Это было слишком для меня. Я ощутила мучительную потребность разделить с кем-то эту боль. С Глебом – он ведь тоже когда-то ее любил. Увидеть его, сказать, как мне жаль, господи, как же мне жаль… Попросить, чтобы ее обязательно нашли, она не должна оставаться там, на холодной земле. Я готова прямо сейчас вернуться в лагерь и показать, где все произошло. Голова работала плохо, перед глазами плыло. Я села на кровати, опустив босые ноги на ледяной пол. С боку донесся какой-то шорох. Я вздрогнула, но сразу успокоилась – в кресле спала незнакомая женщина в медицинском халате. Наверное, сиделка. Надо постараться ее не разбудить, а то отправит обратно в постель. А мне надо увидеть Глеба, прямо сейчас, иначе рехнусь.

Я огляделась в поисках одежды. Во всем теле ощущалась слабость, какая бывает после приступа высокой температуры. На улице опять была ночь, но жалюзи оставались открытыми, и в комнату с террасы проникало достаточно света. Интересно, сколько я проспала? Сутки, больше? Я бесшумно оделась, на цыпочках прокралась к выходу и натянула кеды, для устойчивости прислонясь к дверному косяку. Один раз сиделка всхрапнула, заставив меня замереть на месте, но так и не проснулась, только поворочалась в кресле в поисках удобной позы.

Я вышла на террасу, аккуратно прикрыв за собой дверь. Осень окончательно вступила свои права – на улице было все так же холодно, снова моросил дождь. Из окна Глеба лилось приглушенное золотистое мерцание. Свет играл на мокрой каменной плитке, отражался в падающих каплях, ложился бликами на фигурных столбиках ограды. При виде него мне сразу стало легче. Глеб здесь, он рядом!
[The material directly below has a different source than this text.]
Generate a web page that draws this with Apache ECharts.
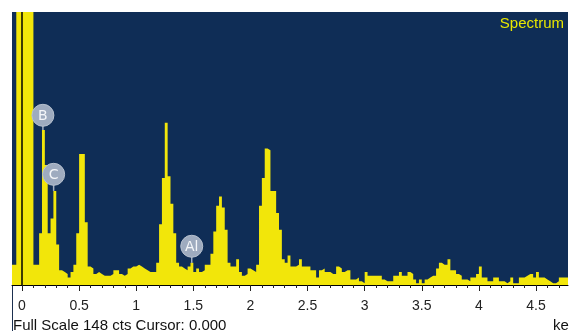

Я положила руку на стекло, ощутив его гладкую поверхность. Приблизилась, с надеждой заглянула в комнату… И увидела Глеба со спины, абсолютно голого. Перед ним на столе сидела девушка, но с этого ракурса мне были видны только ее обнаженные щиколотки, крепко обхватившие мужчину за бока. Зад Глеба ритмично двигался, незнакомка постанывала в такт, я слышала ее даже через стекло. А может, мне казалось, что слышала, и голос звучал только у меня в голове. Словно почувствовав мой взгляд, Глеб обернулся. Прищурился, ничего не разглядев – зрачки привыкли к свету, а я находилась на улице, в темноте. Из-за его спины высунулась симпатичная мордашка – золотистое каре, оттопыренные ушки, широко расставленные глаза. Лиля с «Крыльев мечты». Надо же, как Глеб Николаевич сильно любит поэзию… Судя по изменившемуся выражению лица, Глеб наконец-то меня разглядел. Но прежде, чем он успел что-то сделать, я сорвалась с места.

И опять побежала, не разбирая дороги. Мир вокруг был мутным и дрожащим из-за пелены слез. Я ненавидела и Глеба, и себя. Ненавидела так сильно, как никогда и никого на свете за всю свою жизнь.